Predicted masses of $Z_{cs}$ and $Z_{cs}^*$ near relevant thresholds.

Suggested these states could be virtual poles or resonances.

Aligned predictions with recent BESIII experimental data.

Abstract

Quantum Chromodynamics presents a series of exact and approximate symmetries which can be exploited to predict new hadrons from previously known ones. The $Z_c(3900)$ and $Z_c(4020)$ resonances, which have been theorized to be isovector $D^* \bar{D}$ and $D^* \bar{D}^*$ molecules [$I^G(J^{PC}) = 1^-(1^{+-})$], are no exception.
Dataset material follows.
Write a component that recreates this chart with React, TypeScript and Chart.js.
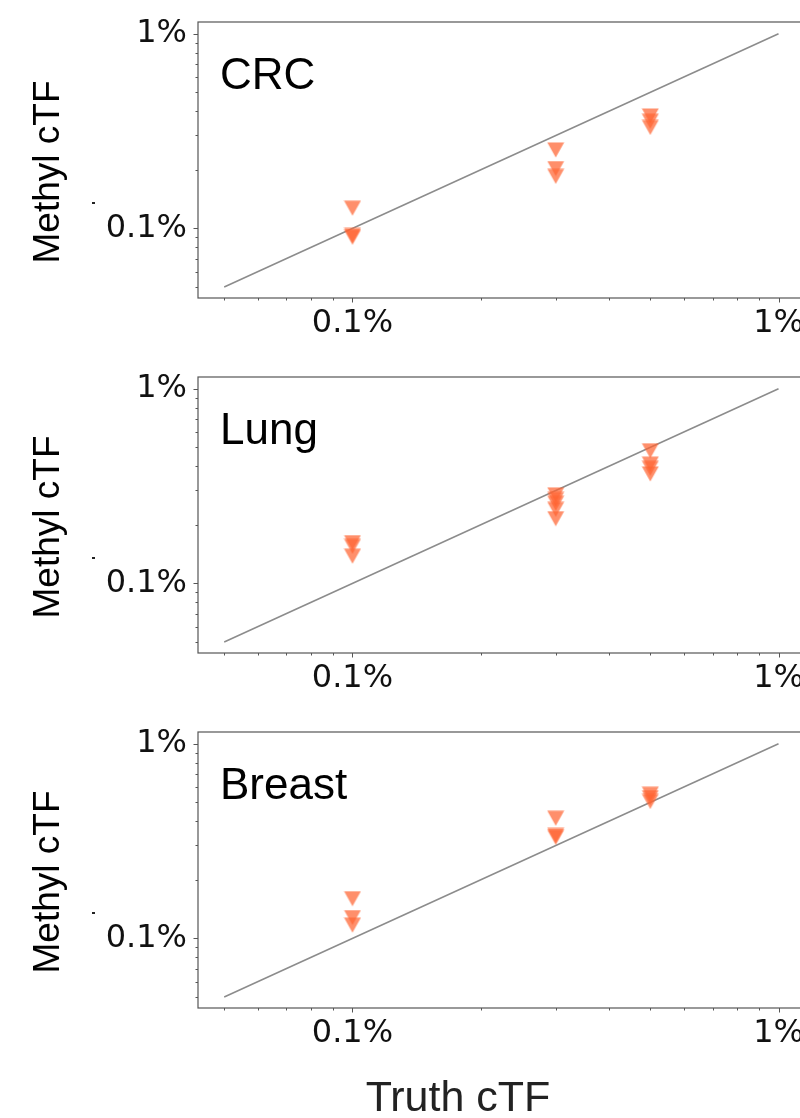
import React, { useEffect, useRef } from 'react';
import { Chart, registerables } from 'chart.js';

Chart.register(...registerables);

// ---------- data (values in percent) ----------
const panelNames = ['CRC', 'Lung', 'Breast'];

const crcTruth = [0.1, 0.1, 0.1, 0.3, 0.3, 0.3, 0.5, 0.5, 0.5];
const crcMethyl = [0.127, 0.092, 0.09, 0.253, 0.203, 0.185, 0.378, 0.355, 0.33];

const lungTruth = [0.1, 0.1, 0.1, 0.3, 0.3, 0.3, 0.3, 0.3, 0.5, 0.5, 0.5, 0.5];
const lungMethyl = [0.162, 0.155, 0.138, 0.285, 0.27, 0.258, 0.24, 0.215, 0.48, 0.41, 0.39, 0.365];

const breastTruth = [0.1, 0.1, 0.1, 0.3, 0.3, 0.3, 0.5, 0.5, 0.5];
const breastMethyl = [0.16, 0.128, 0.117, 0.414, 0.338, 0.33, 0.55, 0.528, 0.505];

const identityLine = [0.05, 1];

const majorTicks = [0.1, 1];
const tickLabels = ['0.1%', '1%'];
const minorTicks = [0.05, 0.06, 0.07, 0.08, 0.09, 0.2, 0.3, 0.4, 0.5, 0.6, 0.7, 0.8, 0.9];

const xRange = [0.0434, 1.16];
const yRange = [0.0439, 1.148];

const xTitle = 'Truth cTF';
const yTitle = 'Methyl cTF';

const truthSets = [crcTruth, lungTruth, breastTruth];
const methylSets = [crcMethyl, lungMethyl, breastMethyl];

// ---------- styles ----------
const CANVAS_W = 830;
const PANEL_H = 355;
const LAST_H = 408;
const AXIS_COLOR = '#555555';
const TICK_FONT = 'DejaVu Sans';
const TEXT_FONT = '"Liberation Sans", Arial, sans-serif';

function makeTriangle(): HTMLCanvasElement {
  const c = document.createElement('canvas');
  c.width = 18;
  c.height = 16;
  const g = c.getContext('2d')!;
  g.fillStyle = 'rgba(255,100,50,0.72)';
  g.beginPath();
  g.moveTo(0.5, 0.5);
  g.lineTo(17.5, 0.5);
  g.lineTo(9, 15.5);
  g.closePath();
  g.fill();
  return c;
}

function decorPlugin(name: string, withXTitle: boolean) {
  return {
    id: 'decor',
    afterDraw(chart: any) {
      const { ctx, chartArea: a, scales } = chart;
      const xs = scales.x;
      const ys = scales.y;
      ctx.save();
      // frame
      ctx.strokeStyle = AXIS_COLOR;
      ctx.lineWidth = 1.2;
      ctx.strokeRect(a.left, a.top, a.right - a.left, a.bottom - a.top);
      // ticks
      ctx.lineWidth = 1;
      const all = [...minorTicks.map((v) => [v, 2.5]), ...majorTicks.map((v) => [v, 4.5])];
      all.forEach(([v, len]) => {
        if (v >= xRange[0] && v <= xRange[1]) {
          const px = Math.round(xs.getPixelForValue(v)) + 0.5;
          ctx.beginPath();
          ctx.moveTo(px, a.bottom);
          ctx.lineTo(px, a.bottom + len);
          ctx.stroke();
        }
        if (v >= yRange[0] && v <= yRange[1]) {
          const py = Math.round(ys.getPixelForValue(v)) + 0.5;
          ctx.beginPath();
          ctx.moveTo(a.left, py);
          ctx.lineTo(a.left - len, py);
          ctx.stroke();
        }
      });
      // panel label
      ctx.fillStyle = '#000';
      ctx.font = `44px ${TEXT_FONT}`;
      ctx.textAlign = 'left';
      ctx.textBaseline = 'alphabetic';
      ctx.fillText(name, a.left + 22, a.top + 67);
      // y title
      ctx.save();
      ctx.translate(49, a.top + 150);
      ctx.rotate(-Math.PI / 2);
      ctx.font = `37px ${TEXT_FONT}`;
      ctx.textAlign = 'center';
      ctx.textBaseline = 'middle';
      ctx.fillText(yTitle, 0, 0);
      ctx.restore();
      // stray dot
      ctx.fillStyle = '#222';
      ctx.fillRect(92, a.top + 180, 3, 2);
      // x title
      if (withXTitle) {
        ctx.font = `43px ${TEXT_FONT}`;
        ctx.textAlign = 'center';
        ctx.textBaseline = 'alphabetic';
        ctx.fillText(xTitle, 458, a.bottom + 102.5);
      }
      ctx.restore();
    },
  };
}

function Panel({ index }: { index: number }) {
  const ref = useRef<HTMLCanvasElement | null>(null);
  const last = index === panelNames.length - 1;
  const h = last ? LAST_H : PANEL_H;
  useEffect(() => {
    if (!ref.current) return;
    const tri = makeTriangle();
    const truth = truthSets[index];
    const methyl = methylSets[index];
    const chart = new Chart(ref.current, {
      type: 'scatter',
      data: {
        datasets: [
          {
            data: identityLine.map((v) => ({ x: v, y: v })),
            showLine: true,
            borderColor: '#8c8c8c',
            borderWidth: 1.6,
            pointRadius: 0,
            order: 2,
          },
          {
            data: truth.map((t, i) => ({ x: t, y: methyl[i] })),
            pointStyle: tri as any,
            pointRadius: 9,
            order: 1,
          },
        ],
      },
      options: {
        responsive: false,
        animation: false,
        devicePixelRatio: 1,
        layout: { padding: { left: 0, top: 22, right: CANVAS_W - 806, bottom: last ? LAST_H - 22 - 276 - 57 : 0 } },
        plugins: { legend: { display: false }, tooltip: { enabled: false } },
        scales: {
          x: {
            type: 'logarithmic',
            min: xRange[0],
            max: xRange[1],
            bounds: 'data',
            border: { display: false },
            grid: { display: false, drawTicks: false },
            afterBuildTicks: (s: any) => {
              s.ticks = majorTicks.map((v) => ({ value: v }));
            },
            afterFit: (s: any) => {
              s.height = 57;
              s.paddingLeft = 0;
              s.paddingRight = 0;
              s.paddingTop = 0;
              s.paddingBottom = 0;
            },
            ticks: {
              autoSkip: false,
              maxRotation: 0,
              minRotation: 0,
              padding: 6,
              color: '#111',
              font: { family: TICK_FONT, size: 32 },
              callback: (v: any) => tickLabels[majorTicks.indexOf(Number(v))] ?? '',
            },
          },
          y: {
            type: 'logarithmic',
            min: yRange[0],
            max: yRange[1],
            bounds: 'data',
            border: { display: false },
            grid: { display: false, drawTicks: false },
            afterBuildTicks: (s: any) => {
              s.ticks = majorTicks.map((v) => ({ value: v }));
            },
            afterFit: (s: any) => {
              s.width = 198;
              s.paddingLeft = 0;
              s.paddingRight = 0;
              s.paddingTop = 0;
              s.paddingBottom = 0;
            },
            ticks: {
              autoSkip: false,
              padding: 11,
              color: '#111',
              font: { family: TICK_FONT, size: 32 },
              callback: (v: any) => tickLabels[majorTicks.indexOf(Number(v))] ?? '',
            },
          },
        },
      },
      plugins: [decorPlugin(panelNames[index], last)],
    } as any);
    return () => chart.destroy();
  }, [index]);
  return (
    <canvas
      ref={ref}
      width={CANVAS_W}
      height={h}
      style={{ position: 'absolute', left: 0, top: index * PANEL_H, width: CANVAS_W, height: h, display: 'block' }}
    />
  );
}

export default function App() {
  return (
    <div
      style={{
        position: 'absolute',
        left: 0,
        top: 0,
        width: 800,
        height: 1118,
        overflow: 'hidden',
        background: '#fff',
      }}
    >
      {panelNames.map((_, i) => (
        <Panel key={i} index={i} />
      ))}
    </div>
  );
}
Here we argue that from SU(3)-flavor symmetry, we should expect the existence of strange partners of the $Z_c$'s with hadronic molecular configurations $D^* \bar{D}_s$-$D \bar{D}_s^*$ and $D^* \bar{D}^{*}_s$ (or, equivalently, quark content $c\bar{c} s \bar{q}$, with $q = u, d$). The quantum numbers of these $Z_{cs}$ and $Z_{cs}^*$ resonances would be $I(J^P)$ = $\frac{1}{2}(1^+)$. The predicted masses of these partners depend on the details of the theoretical scheme used, but they should be around the $D^* \bar{D}_s$-$D \bar{D}_s^*$ and $D^* \bar{D}^{*}_s$ thresholds, respectively. Moreover, any of these states could be either a virtual pole or a resonance. We show that, together with a possible triangle singularity contribution, such a picture nicely agrees with the very recent BESIII data of the $e^+e^-\to K^+(D_s^-D^{*0}+D_s^{*-}D^0)$.